Question 2 Multiple Choice
Why is the Biot-Savart integral especially simple to evaluate for a circular current loop at its own center?
ABecause the 1/r² factor cancels with the circumference, leaving a constant integrand
BBecause every element dℓ is perpendicular to r̂ (sin θ = 1) and all elements contribute in the same direction
CBecause the current loops cancel, leaving only the net axial component
DBecause the field at the center is zero by symmetry
At the center of a circular loop, the displacement vector r̂ from any element to the center always points radially inward — perpendicular to the tangential current element dℓ. This means sin θ = 1 for every element, so the cross product has its maximum magnitude everywhere.

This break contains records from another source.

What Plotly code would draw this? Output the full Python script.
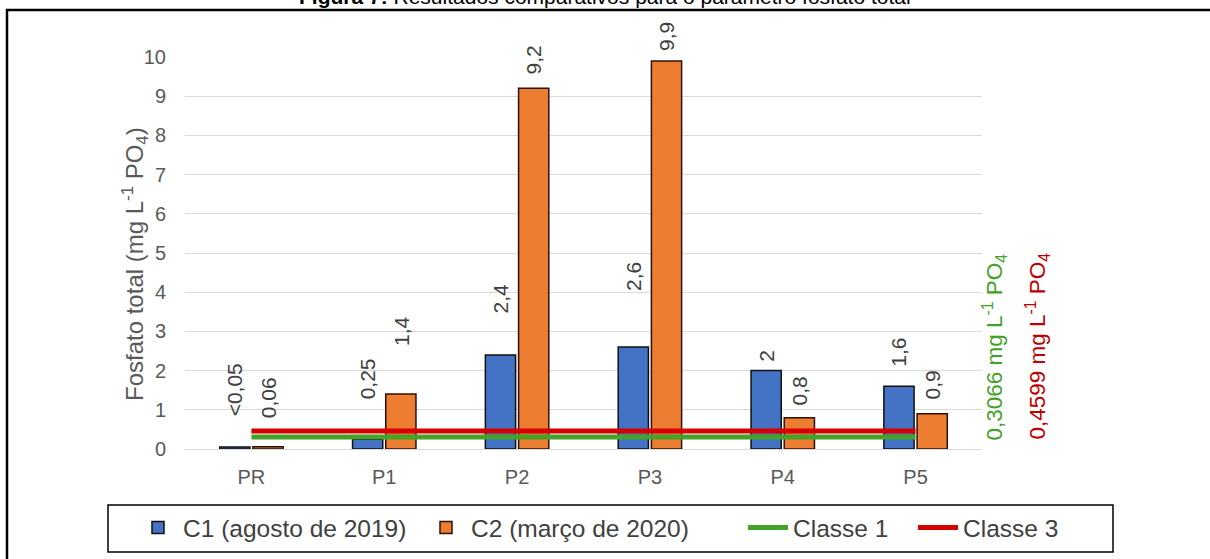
import plotly.graph_objects as go

# ---- data -------------------------------------------------------------
categorias = ["PR", "P1", "P2", "P3", "P4", "P5"]
c1_valores = [0.05, 0.25, 2.4, 2.6, 2.0, 1.6]
c1_rotulos = ["<0,05", "0,25", "2,4", "2,6", "2", "1,6"]
c2_valores = [0.06, 1.4, 9.2, 9.9, 0.8, 0.9]
c2_rotulos = ["0,06", "1,4", "9,2", "9,9", "0,8", "0,9"]
classe1_limite = 0.3066
classe3_limite = 0.4599
classe1_rotulo = "0,3066 mg L<sup>-1</sup> PO<sub>4</sub>"
classe3_rotulo = "0,4599 mg L<sup>-1</sup> PO<sub>4</sub>"
y_ticks = list(range(0, 11))

# ---- page geometry (pixels) -------------------------------------------
W, H = 1210, 559
PL, PR_, PT, PB = 185, 982, 57, 449   # plot area edges


def px_x(p):
    return (p - PL) / (PR_ - PL)


def px_y(p):
    return (PB - p) / (PB - PT)


FONT = "Liberation Sans, Arial, sans-serif"
GRAY = "#595959"
LABEL = "#404040"
BLUE = "#4472C4"
ORANGE = "#ED7D31"
GREEN = "#46A12A"
RED = "#D60000"

BARGAP = 0.5
BARGROUPGAP = 0.09
# horizontal offset of each series' bar centre inside a group
slot = (1 - BARGAP) / 2
offsets = [-slot / 2, slot / 2]
# vertical distance (px) between each bar top and its value label
c1_gap = [32, 41, 43, 57, 10, 21]
c2_gap = [29, 49, 15, 11, 13, 15]

pos = list(range(len(categorias)))

fig = go.Figure()
fig.add_trace(go.Bar(
    x=pos, y=c1_valores, name="C1 (agosto de 2019)", legend="legend",
    marker=dict(color=BLUE, line=dict(color="#111111", width=1.5)),
    cliponaxis=False,
))
fig.add_trace(go.Bar(
    x=pos, y=c2_valores, name="C2 (março de 2020)", legend="legend2",
    marker=dict(color=ORANGE, line=dict(color="#2a1208", width=1.5)),
    cliponaxis=False,
))
fig.add_trace(go.Scatter(
    x=[pos[0], pos[-1]], y=[classe1_limite] * 2, mode="lines",
    name="Classe 1", legend="legend3", line=dict(color=GREEN, width=5),
))
fig.add_trace(go.Scatter(
    x=[pos[0], pos[-1]], y=[classe3_limite] * 2, mode="lines",
    name="Classe 3", legend="legend4", line=dict(color=RED, width=5),
))

annotations = []
# value labels above the bars, rotated
for serie, (vals, rots, gaps) in enumerate([(c1_valores, c1_rotulos, c1_gap),
                                             (c2_valores, c2_rotulos, c2_gap)]):
    for i, (v, t, g) in enumerate(zip(vals, rots, gaps)):
        annotations.append(dict(
            x=pos[i] + offsets[serie], y=v, xref="x", yref="y",
            text=t, textangle=-90, showarrow=False,
            xanchor="center", yanchor="bottom", yshift=g - 3,
            font=dict(size=21, color=LABEL, family=FONT)))

annotations += [
    # figure caption (partly above the page edge)
    dict(text="<b>Figura 7:</b> Resultados comparativos para o parâmetro fosfato total",
         xref="paper", yref="paper", x=px_x(605), y=px_y(-3),
         xanchor="center", yanchor="middle", showarrow=False,
         font=dict(size=21, color="#000000", family=FONT)),
    # y-axis title
    dict(text="Fosfato total (mg L<sup>-1</sup> PO<sub>4</sub>)",
         xref="paper", yref="paper", x=px_x(135), y=px_y(264),
         xanchor="center", yanchor="middle", textangle=-90, showarrow=False,
         font=dict(size=24, color=GRAY, family=FONT)),
    dict(text=classe1_rotulo, xref="paper", yref="paper",
         x=px_x(994), y=px_y(442), xanchor="center", yanchor="bottom",
         textangle=-90, showarrow=False,
         font=dict(size=22.5, color=GREEN, family=FONT)),
    dict(text=classe3_rotulo, xref="paper", yref="paper",
         x=px_x(1037), y=px_y(442), xanchor="center", yanchor="bottom",
         textangle=-90, showarrow=False,
         font=dict(size=22.5, color="#C00000", family=FONT)),
]

shapes = [
    # outer frame of the figure
    dict(type="rect", xref="paper", yref="paper",
         x0=px_x(7), x1=px_x(1240), y0=px_y(600), y1=px_y(10),
         line=dict(color="#000000", width=2.5), layer="below"),
    # frame around the legend entries
    dict(type="rect", xref="paper", yref="paper",
         x0=px_x(108), x1=px_x(1113), y0=px_y(552), y1=px_y(505),
         line=dict(color="#000000", width=1.5), layer="below"),
]


def legend_at(px_left):
    return dict(orientation="h", x=px_x(px_left), y=px_y(505),
                xanchor="left", yanchor="top", borderwidth=0,
                bgcolor="rgba(0,0,0,0)",
                font=dict(size=24.5, color=LABEL, family=FONT),
                itemwidth=40)


fig.update_layout(
    width=W, height=H,
    margin=dict(l=PL, r=W - PR_, t=PT, b=H - PB, pad=0, autoexpand=False),
    paper_bgcolor="white", plot_bgcolor="white",
    barmode="group", bargap=BARGAP, bargroupgap=BARGROUPGAP,
    font=dict(family=FONT, color=GRAY, size=20),
    xaxis=dict(range=[-0.5, len(categorias) - 0.5], tickmode="array",
               tickvals=pos, ticktext=categorias, showgrid=False,
               zeroline=False, showline=False, ticks="",
               ticklabelstandoff=14, tickfont=dict(size=20, color=GRAY)),
    yaxis=dict(range=[0, 10], tickmode="array", tickvals=y_ticks,
               showgrid=True, gridcolor="#D9D9D9", gridwidth=1.2,
               zeroline=True, zerolinecolor="#D9D9D9", zerolinewidth=1.2,
               ticks="", ticklabelstandoff=18,
               tickfont=dict(size=20, color=GRAY)),
    legend=legend_at(133),
    legend2=legend_at(421),
    legend3=legend_at(743),
    legend4=legend_at(913),
    annotations=annotations,
    shapes=shapes,
    showlegend=True,
)

fig.write_html("out.html")
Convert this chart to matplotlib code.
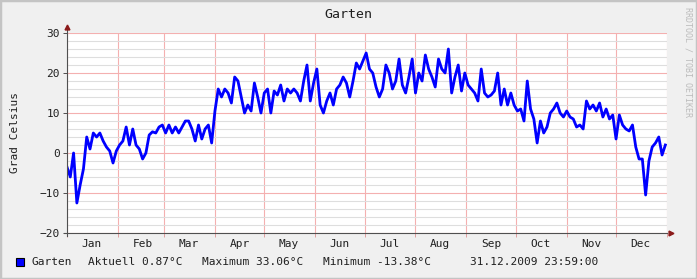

Furthermore, by symmetry, every element's dB contribution points in the same axial direction. The integral reduces to just integrating dℓ around the circumference (giving 2πR), yielding B = μ₀I/(2R). The perpendicularity is what makes the simplification possible.
Question 3 True / False
The magnetic field produced by a long straight current-carrying wire points radially outward from the wire, like the electric field from a line charge.
TTrue
FFalse
Answer: False
This is a fundamental distinction between magnetism and electrostatics. The electric field from a line charge points radially outward (away from the wire) because Coulomb's law has no directional preference beyond the radial. The Biot-Savart law, however, involves a cross product: the magnetic field from a straight wire circles around the wire in closed loops (azimuthal direction), not radially outward. The right-hand rule gives the direction: curl your right-hand fingers in the direction B circles when your thumb points in the current direction.
Question 4 True / False
A current element at angle θ = 90° to the displacement vector r̂ produces the maximum possible magnetic field contribution at the field point.
TTrue
FFalse
Answer: True
The Biot-Savart magnitude is dB = (μ₀/4π)(I dℓ sin θ)/r². The sin θ factor is maximized when θ = 90°, meaning the current element is perpendicular to the line connecting it to the field point. This is exactly the geometry of the circular loop at its center (every element is tangential, displacement is radial — always perpendicular), which is why that geometry gives such a clean integral.
Question 5 Short Answer
Explain why the Biot-Savart law requires a cross product while Coulomb's law only needs a scalar multiplication by r̂.
Think about your answer, then reveal below.
Model answer: Coulomb's law describes a radially symmetric source: a point charge pushes or pulls directly along the line connecting it to the field point. The field direction is always r̂. Magnetic fields, by contrast, are generated by moving charges (current), and the field direction depends on both the current direction and the displacement — it is perpendicular to both simultaneously. The cross product dℓ × r̂ is precisely the operation that produces a vector perpendicular to two given vectors, encoding this geometry automatically. The sin θ factor that results means elements pointing toward you contribute nothing, while transverse elements contribute most.
This contrast reveals a deep asymmetry between electric and magnetic fields. Electric fields can be described by a scalar potential; magnetic fields require a vector potential. The cross product in Biot-Savart is not a mathematical convenience — it reflects the physical fact that magnetic forces act perpendicular to the velocity of the source charge, an entirely different geometry than the radial Coulomb force.